Let $S_ 0$ be the space with $2$ points and the discrete topology. Find [$S_ 0$ , $X$] for an arbitrary space $X$. $[X,Y]=\{f:X\to Y,f$ continuous $\}/\sim$ where $\sim$ is the homotopic equivalence.
I have only proved that if $X$ is contractible then [$S_ 0$ , $X$] is singleton & if $p_1,P_2\in X$ be connected by a path then $\bar C_{p_1}=\bar C_{p_2}$ where $C_{p_1}(x)=p_1 \forall x\in S^0$. So any help will be appreciated.

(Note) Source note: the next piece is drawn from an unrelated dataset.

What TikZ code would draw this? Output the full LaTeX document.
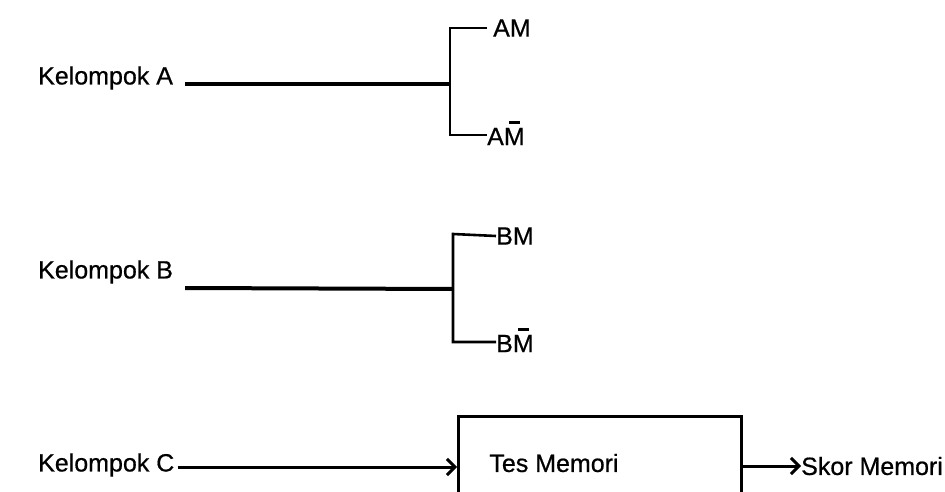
\documentclass[tikz,border=0pt]{standalone}
\usepackage{fontspec}
\setmainfont{Liberation Sans}
\newfontfamily\lblfont{Liberation Sans}[FakeBold=0.6]
\usetikzlibrary{arrows.meta}
\newcommand\mbar{\leavevmode\rlap{\kern0.22em\rule[0.84em]{0.42em}{0.13em}}M}
\tikzset{
  lbl/.style={font=\lblfont\fontsize{25}{25}\selectfont, inner sep=0pt, anchor=west},
  stem/.style={line width=3.2pt},
  brk/.style={line width=2.6pt},
  arr/.style={line width=3pt, -{Straight Barb[length=8pt,width=16pt,line width=3pt]}},
}
\begin{document}
\begin{tikzpicture}[x=1pt,y=-1pt]
\useasboundingbox (0,0) rectangle (945,492);
\begin{scope}
\clip (0,0) rectangle (945,492);
% Group A
\node[lbl] (ka) at (38,78) {Kelompok A};
\coordinate (ja) at (451,84);
\node[lbl] (am) at (493,28) {AM};
\node[lbl] (amb) at (487,133) {A\mbar};
\draw[stem] (ka.east) ++(12,6) -- (ja);
\draw[brk] (am.west) ++(-6,0) -- (450,28) -- (450,135) -- (amb.west |- 0,135);
% Group B
\node[lbl] (kb) at (38,272) {Kelompok B};
\coordinate (jb) at (453,289);
\node[lbl] (bm) at (496,236) {BM};
\node[lbl] (bmb) at (496,340) {B\mbar};
\draw[line width=4pt] (kb.east) ++(12,16) -- (jb);
\draw[brk] (bm.west) -- (453,234) -- (453,342) -- (bmb.west |- 0,342);
% Group C
\node[lbl] (kc) at (38,465) {Kelompok C};
\node[draw, line width=3pt, minimum width=283pt, minimum height=110pt, anchor=north west, inner sep=0pt] (tm) at (457,415) {};
\node[lbl, anchor=center] (tmt) at (554,463) {Tes Memori};
\node[lbl] (sk) at (801,466) {Skor Memori};
\draw[arr] (kc.east) ++(3,2) -- (tm.west |- 0,467);
\draw[arr] (tm.east |- 0,466) -- (sk.west);
\end{scope}
\end{tikzpicture}
\end{document}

Let $S^0 = \{1,-1\}$. Then $S^0 \times I = \{1,-1\}\times I = \{1\} \times I \cup \{-1\} \times I$ is basically a disjoint union of two copies of the unit interval $I$. Hence a homotopy $H$ between two maps $f,g \colon S^0 \to X$ "consists" of two paths in $X$, one, $t\mapsto H(1,t)$, connecting $f(1)$ and $g(1)$, the other, $t \mapsto H(-1,t)$, connecting $f(-1)$ and $g(-1)$.
Conversely, if $\alpha\colon I \to X$ is a path connecting $f(1)$ to $g(1)$, and $\beta\colon I \to X$ is a path connecting $f(-1)$ to $g(-1)$, then we get a homotopy between $f$ and $g$ by setting
$$H(1,t) = \alpha(t),\quad H(-1,t) = \beta(t).$$
So $f$ and $g$ are homotopic if and only if $f(1)$ can be connected to $g(1)$ by a path and $f(-1)$ can be connected to $g(-1)$ by a path. In other words, if and only if $f(p)$ and $g(p)$ lie in the same path component of $X$ for every $p\in S^0$.
This gives a bijection between $[S^0,X]$ and the set of ordered pairs of path components of $X$ via that map $f \mapsto (C(f(1)), C(f(-1)))$, where $C(x)$ denotes the path component of $x$ in $X$.